All diese Maßnahmen brauchen natürlich Fläche. Fläche, welche in den vergangenen Jahrzehnten oftmals zum großen Teil dem Autoverkehr zugewiesen wurde. Und die Fläche ist ja nicht beliebig skalierbar: Sehr oft stehen ja beispielsweise links und rechts Häuser. Der Platz dazwischen ist also "fix" - der Kuchen kann nicht vergößert, sondern muss anders aufgeteilt werden. Allzu oft reden wir gerne von Verkehrs- oder Mobilitätswende.

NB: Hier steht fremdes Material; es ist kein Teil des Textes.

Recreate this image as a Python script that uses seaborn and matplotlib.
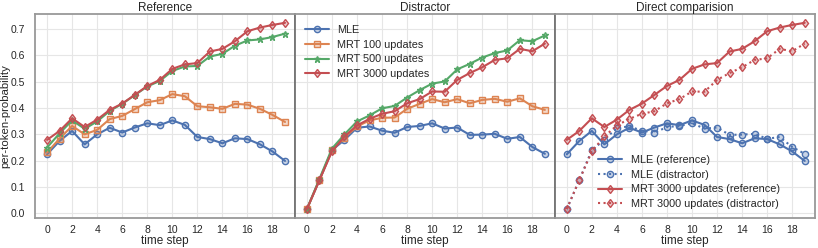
import numpy as np
import pandas as pd
import matplotlib
matplotlib.use("Agg")
import matplotlib.pyplot as plt
import seaborn as sns

steps = list(range(20))

# per-token probability, "Reference" setting
ref_mle = [0.224, 0.275, 0.313, 0.262, 0.300, 0.325, 0.307, 0.326, 0.342, 0.335,
           0.353, 0.336, 0.290, 0.282, 0.266, 0.285, 0.282, 0.262, 0.235, 0.199]
ref_mrt100 = [0.231, 0.284, 0.332, 0.300, 0.317, 0.358, 0.370, 0.396, 0.422, 0.430,
              0.453, 0.445, 0.407, 0.403, 0.397, 0.416, 0.413, 0.397, 0.374, 0.347]
ref_mrt500 = [0.250, 0.304, 0.353, 0.321, 0.349, 0.389, 0.416, 0.449, 0.482, 0.503,
              0.541, 0.558, 0.560, 0.596, 0.606, 0.637, 0.657, 0.661, 0.670, 0.683]
ref_mrt3000 = [0.279, 0.313, 0.361, 0.328, 0.356, 0.393, 0.417, 0.450, 0.484, 0.507,
               0.549, 0.566, 0.571, 0.615, 0.625, 0.654, 0.692, 0.706, 0.716, 0.724]

# "Distractor" setting
dis_mle = [0.016, 0.126, 0.240, 0.279, 0.325, 0.330, 0.314, 0.306, 0.328, 0.332,
           0.342, 0.322, 0.326, 0.298, 0.299, 0.302, 0.283, 0.290, 0.252, 0.226]
dis_mrt100 = [0.016, 0.126, 0.240, 0.288, 0.330, 0.353, 0.363, 0.364, 0.397, 0.416,
              0.434, 0.422, 0.434, 0.418, 0.431, 0.435, 0.424, 0.437, 0.407, 0.393]
dis_mrt500 = [0.016, 0.131, 0.246, 0.300, 0.349, 0.372, 0.399, 0.408, 0.440, 0.468,
              0.493, 0.501, 0.547, 0.568, 0.592, 0.609, 0.619, 0.658, 0.654, 0.676]
dis_mrt3000 = [0.016, 0.126, 0.235, 0.292, 0.334, 0.359, 0.378, 0.388, 0.418, 0.434,
               0.463, 0.462, 0.507, 0.533, 0.555, 0.583, 0.589, 0.625, 0.616, 0.645]

labels = ["MLE", "MRT 100 updates", "MRT 500 updates", "MRT 3000 updates"]

sns.set_style("whitegrid", {"axes.edgecolor": "0.6", "grid.color": "0.9"})
plt.rcParams["font.family"] = ["Liberation Sans", "DejaVu Sans"]
pal = sns.color_palette("deep")
colors = [pal[0], pal[1], pal[2], pal[3]]
markers = ["o", "s", "*", "d"]


def draw(ax, x, y, color, marker, label, ls="-"):
    ax.plot(x, y, ls, color=color, marker=marker, markersize=4.5, lw=1.5,
            markerfacecolor=(*color, 0.3), markeredgecolor=color,
            markeredgewidth=1.0, label=label)


fig, axes = plt.subplots(1, 3, figsize=(8.18, 2.48), dpi=100, sharey=True)
plt.subplots_adjust(left=0.043, right=0.996, bottom=0.121, top=0.944, wspace=0)

for ys, ax in [((ref_mle, ref_mrt100, ref_mrt500, ref_mrt3000), axes[0]),
               ((dis_mle, dis_mrt100, dis_mrt500, dis_mrt3000), axes[1])]:
    for y, c, m, lab in zip(ys, colors, markers, labels):
        draw(ax, steps, y, c, m, lab)

axes[1].legend(loc="upper left", frameon=False, fontsize=7.8,
               bbox_to_anchor=(0.0, 0.995), labelspacing=0.45, handlelength=2.2)

draw(axes[2], steps, ref_mle, pal[0], "o", "MLE (reference)")
draw(axes[2], steps, dis_mle, pal[0], "o", "MLE (distractor)", ls=":")
draw(axes[2], steps, ref_mrt3000, pal[3], "d", "MRT 3000 updates (reference)")
draw(axes[2], steps, dis_mrt3000, pal[3], "d", "MRT 3000 updates (distractor)", ls=":")
axes[2].legend(loc="lower left", frameon=False, fontsize=7.8,
               bbox_to_anchor=(0.13, -0.005), labelspacing=0.45, handlelength=2.2)

for ax, t in zip(axes, ["Reference", "Distractor", "Direct comparision"]):
    ax.set_title(t, fontsize=8.5, pad=2)
    ax.set_xlabel("time step", fontsize=8.5, labelpad=0)
    ax.set_xticks(range(0, 20, 2))
    ax.set_xlim(-0.95, 19.8)
    ax.set_ylim(-0.018, 0.758)
    ax.set_yticks(np.arange(0, 0.71, 0.1))
    ax.tick_params(axis="x", labelsize=7.5, pad=1.5)
    ax.tick_params(axis="y", labelsize=7.5, pad=3.5)
    for s in ax.spines.values():
        s.set_linewidth(1.3)

axes[0].set_ylabel("per-token-probability", fontsize=8.2, labelpad=0.5)
for ax in axes[1:]:
    ax.spines["left"].set_color("0.45")

plt.savefig("out.png", dpi=100)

Problem: Der Deutsche möchte nicht gestalten - er will mit dem Status Quo unzufrieden sein.
"PKW-Dichte" von Kostas Koufogiorgos
Am 1. Januar 2025 gab es in Deutschland insgesamt 61,1 Millionen zugelassene Kraftfahrzeuge, darunter 49,3 Millionen Pkw - bei rund 83 Mio. Einwohner_innen. Der Pkw-Bestand erreichte damit einen neuen Höchststand. Zieht man dann noch die etwa 14 Mio. Menschen bis einschl. 17 Jahre ab, die theoretisch noch kein Auto fahren dürfen, verbleiben noch 69 Mio. Menschen, mit rund 49 Mio. Autos. In Deutschland leben etwa 10,5 Millionen Hunde - etwa 21% der deutschen Haushalte haben einen Hund. Lediglich Smartphones haben wir noch mehr als Autos (und Hunde): Auf 100 Menschen kommen 134 Geräte.
Etwa 1,4 Deutsche teilen sich ein Fahrzeug! Und die brauchen halt auch Platz. Und genau da liegt das Problem: Wir haben keinen! Also nicht für diese Masse. Deutschland ist ähnlich groß wie Norwegen, Finnland oder die Republik Kongo. Aber auch ähnlich groß wie Vietnam oder Japan. Worin der Unterschied liegt? Norwegen und Finnland haben jeweils nur rund 5,5 Mio. Einwohner_innen. Vietnam und Japan wesentlich mehr, kommen auf über 300 Einwohner_innen pro km². Deutschlands Wert liegt bei 233/km². Die Skandinavier oder auch der Kongo pendeln lediglich um die 17 Menschen pro km². Die Finnen verzeichnen rund 2,5 Mio. Autos (bei etwa 5,6 Mio. Einwohner_innen. 125 Mio. Japaner_innen haben rund 67 Mio. Autos. In Singapur benötigt man zum Autofahren eine limiterite Lizenz für (umgerechnet) schlappe 80.000 Euro - dort versucht man so dem Platzproblem Herr zu werden (das sollte man sich hier mal trauen - Aufstände oder gar bürgerkriegsähnliche Zustände wären die Folge). Okay, die haben (nach Monaco) auch die höchste Dichte an Menschen/km².
Aber nochmal zurück: Über die Jahrzehnte konnten sich nicht nur immer mehr Menschen ein (eigenes) Auto leisten, auch wurden die Autos immer größer. Das Lieblingsauto der Deutschen feierte kürzlich Geburtstag: 50 Jahre ist der VW Golf jetzt alt, und noch immer ist er das meistverkaufte Fahrzeug hierzulande. Doch das, was heute als Golf angeboten wird, hat nur noch wenig mit dem zu tun, was am 29. März 1974 erstmals vom Band gelaufen ist. Der Golf VIII ist einen halben Meter länger und rund eine halbe Tonne schwerer als der Golf. Und: Jedes dritte neu zugelassene Auto in Deutschland ist inzwischen ein SUV - eine Schrankwand auf Rädern.